### Supplied information
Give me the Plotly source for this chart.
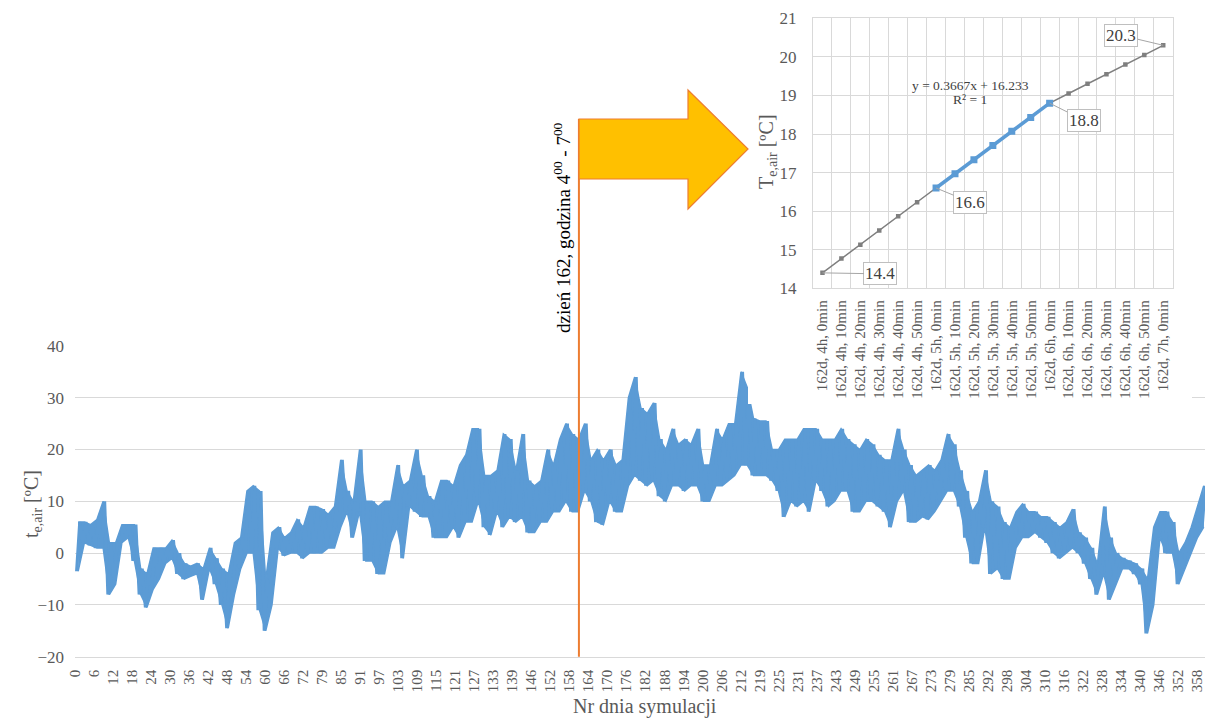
import numpy as np
import plotly.graph_objects as go

# ---------------- data ----------------
# main chart: 2-day blocks (start day), low / high readings of t_e,air [°C]
block_start = list(range(0, 362, 2))
block_low = [
    -3.5, 2, 1.5, 1, 1, -8, -6, 2, 3, -1.5,
    -8, -10.5, -7, -5, -2, -1, -4, -5, -4.5, -4,
    -9, -3, -6, -10, -14.5, -8, -3, 0, 0, -11,
    -15, -10, 1, -0.5, 0, 0, -1, 0, 0, 0,
    1, 1, 5, 8, 3, 8, -1.5, -1.5, -4, -4,
    2, 5, -1, 9, 8, 7, 7, 3, 3, 3,
    5, 3, 6, 6, 10, 5, 3.5, 8, 5, 7,
    6, 7, 4, 4, 6, 6, 8, 8, 10, 8,
    8, 12, 10, 6, 5.5, 10, 8, 8, 13, 15,
    14, 13, 14, 11, 10, 13, 13, 12, 13, 13,
    10, 10, 13, 13, 14, 15, 17, 17, 15, 15,
    15, 14, 12, 7, 10, 9, 10, 8, 14, 12,
    9, 10, 12, 12, 8, 8, 10, 10, 9, 8,
    5, 10, 12, 6, 6, 7, 6.5, 8, 10, 12,
    12, 9, 3, -2, -2, 5, -4, -3, -5, -5,
    1, 3, 3, 4, 3, 2, 0, -1, 0, 1,
    0, -2, -5, -8, -4, -9, -6, -3, -3, -4,
    -6, -15.5, -10, 3, 0, 0, -6, -3, 0, 3,
    5,
]
block_high = [
    6, 6, 5.5, 6.5, 10, 2, 2, 5.5, 5.5, 5.5,
    -3, -4, 1, 1, 1, 2.5, 0, -2, -2.5, -2,
    -3, 1, -1, -3, -4, 2, 3, 12, 13, 12,
    -5, 4, 5, 3, 4, 6.5, 5, 9, 9, 8.5,
    7.5, 9, 18, 12, 10, 20, 10, 10, 9, 10,
    10, 17, 13, 14, 20, 15, 11, 10, 14, 14,
    13, 17, 19, 24, 24, 15, 15, 16, 23, 22,
    16, 23, 14, 13, 14, 20, 17, 22, 25, 23,
    22, 25, 18, 20, 18, 20, 17, 18, 30, 34,
    28, 27, 29, 22, 20, 24, 21, 22, 21, 24,
    17, 17, 24, 22, 25, 25, 35, 32, 26, 25.5,
    25.5, 20, 20, 22, 22, 22, 24, 24, 24, 22,
    22, 22, 24, 22, 21, 20, 22, 21, 19, 18,
    18, 24, 20, 17, 15, 16, 17, 16, 18, 23,
    21, 16, 12, 8, 10, 16, 10, 9, 6, 5,
    8, 9.5, 8, 8, 7, 7, 6, 5, 6, 8.5,
    4, 3, 1, -2, 9, 3, 0, -1, -1.5, -2,
    -3, -5, 5, 8, 8, 6, 0, 2, 5, 9,
    13,
]
day_tick_labels = [0, 6, 12, 18, 24, 30, 36, 42, 48, 54,
                   60, 66, 72, 79, 85, 91, 97, 103, 109, 115,
                   121, 127, 133, 139, 146, 152, 158, 164, 170, 176,
                   182, 188, 194, 200, 206, 212, 219, 225, 231, 237,
                   243, 249, 255, 261, 267, 273, 279, 285, 292, 298,
                   304, 310, 316, 322, 328, 334, 340, 346, 352, 358]
days_in_year = 365
highlight_day = 162
highlight_hour = 4

# inset chart
inset_labels = ["162d, 4h, 0min", "162d, 4h, 10min", "162d, 4h, 20min", "162d, 4h, 30min",
                "162d, 4h, 40min", "162d, 4h, 50min", "162d, 5h, 0min", "162d, 5h, 10min",
                "162d, 5h, 20min", "162d, 5h, 30min", "162d, 5h, 40min", "162d, 5h, 50min",
                "162d, 6h, 0min", "162d, 6h, 10min", "162d, 6h, 20min", "162d, 6h, 30min",
                "162d, 6h, 40min", "162d, 6h, 50min", "162d, 7h, 0min"]
inset_values = [14.4, 14.77, 15.13, 15.5, 15.87, 16.23, 16.6, 16.97, 17.33, 17.7,
                18.07, 18.43, 18.8, 19.05, 19.3, 19.55, 19.8, 20.05, 20.3]
hl_start, hl_end = 6, 12
labelled = [0, 6, 12, 18]

# ---------------- figure ----------------
W, H = 1205, 719
FONT = "Liberation Serif"
GRAY = "#595959"
GRID = "#D9D9D9"
BLUE = "#5B9BD5"
ORANGE = "#ED7D31"


def px(x):
    return x / W


def py(y):
    return 1 - y / H


xs, ys = [], []
for d, lo, hi in zip(block_start, block_low, block_high):
    xs += [d + 0.5, d + 1.5]
    ys += [lo, hi]
centers = [d + 1 for d in block_start]

fig = go.Figure()
# band between the block lows and highs
fig.add_trace(go.Scatter(x=centers, y=block_low, mode="lines", line=dict(color=BLUE, width=1.5),
                         xaxis="x", yaxis="y", hoverinfo="skip"))
fig.add_trace(go.Scatter(x=centers, y=block_high, mode="lines", line=dict(color=BLUE, width=1.5),
                         fill="tonexty", fillcolor=BLUE, xaxis="x", yaxis="y", hoverinfo="skip"))
fig.add_trace(go.Scatter(x=xs, y=ys, mode="lines", line=dict(color=BLUE, width=3),
                         xaxis="x", yaxis="y", hoverinfo="skip"))
# dummy subplot: white background behind the inset (covers main gridlines)
fig.add_trace(go.Scatter(x=[], y=[], xaxis="x2", yaxis="y2"))

idx = list(range(len(inset_values)))
fig.add_trace(go.Scatter(x=idx, y=inset_values, mode="lines+markers",
                         line=dict(color="#7F7F7F", width=1.5),
                         marker=dict(symbol="square", size=4.5, color="#7F7F7F"),
                         xaxis="x3", yaxis="y3"))
fig.add_trace(go.Scatter(x=idx[hl_start:hl_end + 1], y=inset_values[hl_start:hl_end + 1],
                         mode="lines+markers",
                         line=dict(color=BLUE, width=3.5),
                         marker=dict(symbol="square", size=7, color=BLUE),
                         xaxis="x3", yaxis="y3"))

step = days_in_year / len(day_tick_labels)
tickvals = [k * step for k in range(len(day_tick_labels))]
hl_x = (highlight_day - 1) + highlight_hour / 24

main_bottom = py(656.7)
fig.update_layout(
    width=W, height=H, margin=dict(l=0, r=0, t=0, b=0),
    paper_bgcolor="white", plot_bgcolor="white", showlegend=False,
    template="none",
    font=dict(family=FONT, color=GRAY),
    xaxis=dict(domain=[px(75), 1], range=[0, 361.4], tickmode="array",
               tickvals=tickvals, ticktext=[str(v) for v in day_tick_labels],
               tickangle=-90, tickfont=dict(family=FONT, size=15, color=GRAY),
               showgrid=False, zeroline=False, showline=True, linecolor=GRID,
               ticks="", ticklabelstandoff=6, ticklabeloverflow="allow", anchor="y"),
    yaxis=dict(domain=[main_bottom, py(345.7)], range=[-20, 40.05], dtick=10,
               tick0=0, showgrid=True, gridcolor=GRID, gridwidth=1, zeroline=False,
               tickfont=dict(family=FONT, size=17, color=GRAY), ticks="",
               ticklabelstandoff=10, anchor="x"),
    xaxis2=dict(domain=[px(748), px(1192)], visible=False, anchor="y2", range=[0, 1]),
    yaxis2=dict(domain=[py(404), 1], visible=False, anchor="x2", range=[0, 1]),
    xaxis3=dict(domain=[px(813), px(1172.7)], range=[-0.5, len(idx) - 0.5],
                tickmode="array", tickvals=idx, ticktext=inset_labels, tickangle=-90,
                tickfont=dict(family=FONT, size=15, color=GRAY), showgrid=False,
                zeroline=False, showline=True, linecolor=GRID, mirror=True, ticks="",
                ticklabelstandoff=5, anchor="y3",
                minor=dict(tickmode="array", tickvals=[i - 0.5 for i in range(len(idx) + 1)],
                           showgrid=True, gridcolor=GRID, gridwidth=1, ticks="")),
    yaxis3=dict(domain=[py(288.3), py(18.3)], range=[14, 21], dtick=1, tick0=14,
                showgrid=True, gridcolor=GRID, zeroline=False, showline=True,
                linecolor=GRID, mirror=True, ticks="",
                tickfont=dict(family=FONT, size=17, color=GRAY), ticklabelstandoff=12,
                anchor="x3"),
)

# orange marker line at the analysed period
fig.add_shape(type="line", xref="x", yref="paper", x0=hl_x, x1=hl_x,
              y0=main_bottom, y1=py(119), line=dict(color=ORANGE, width=2))
# block arrow
pts = [(579, 119), (688, 119), (688, 90), (748, 149), (688, 209), (688, 179), (579, 179)]
path = "M " + " L ".join(f"{px(a):.5f},{py(b):.5f}" for a, b in pts) + " Z"
fig.add_shape(type="path", xref="paper", yref="paper", path=path,
              fillcolor="#FFC000", line=dict(color=ORANGE, width=1.2))

anns = [
    dict(text="t<sub>e,air</sub> [ºC]", x=px(32), y=py(504), textangle=-90,
         font=dict(size=20, color=GRAY)),
    dict(text="Nr dnia symulacji", x=px(645), y=py(706), font=dict(size=20, color=GRAY)),
    dict(text="T<sub>e,air</sub> [ºC]", x=px(768), y=py(152), textangle=-90,
         font=dict(size=20, color=GRAY)),
    dict(text="dzień 162, godzina 4<sup>00</sup> - 7<sup>00</sup>", x=px(562), y=py(228),
         textangle=-90, font=dict(size=19, color="black")),
    dict(text="y = 0.3667x + 16.233", x=px(970), y=py(85), font=dict(size=13.5, color="#404040")),
    dict(text="R² = 1", x=px(970), y=py(99), font=dict(size=13.5, color="#404040")),
]
for a in anns:
    a.update(xref="paper", yref="paper", showarrow=False, xanchor="center", yanchor="middle")
    a["font"]["family"] = FONT
    fig.add_annotation(**a)

offsets = {0: (58, 1), 6: (34, 14), 12: (34, 17), 18: (-42, -10)}
for i in labelled:
    ax, ay = offsets[i]
    fig.add_annotation(x=idx[i], y=inset_values[i], xref="x3", yref="y3",
                       text=f"{inset_values[i]:.1f}", showarrow=True, arrowhead=0,
                       arrowwidth=1, arrowcolor="#A6A6A6", ax=ax, ay=ay,
                       bgcolor="white", bordercolor="#BFBFBF", borderwidth=1, borderpad=1,
                       font=dict(family=FONT, size=17, color="#404040"))

fig.write_html("out.html", config={"displayModeBar": False},
               post_script="document.body.style.margin='0px';document.body.style.overflow='hidden';")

### What is asked
Take the material above from its first line through the line holding "import plotly.graph_objects as go" and set it down exactly, without the pictures.

### Exercise answer
Give me the Plotly source for this chart.
import numpy as np
import plotly.graph_objects as go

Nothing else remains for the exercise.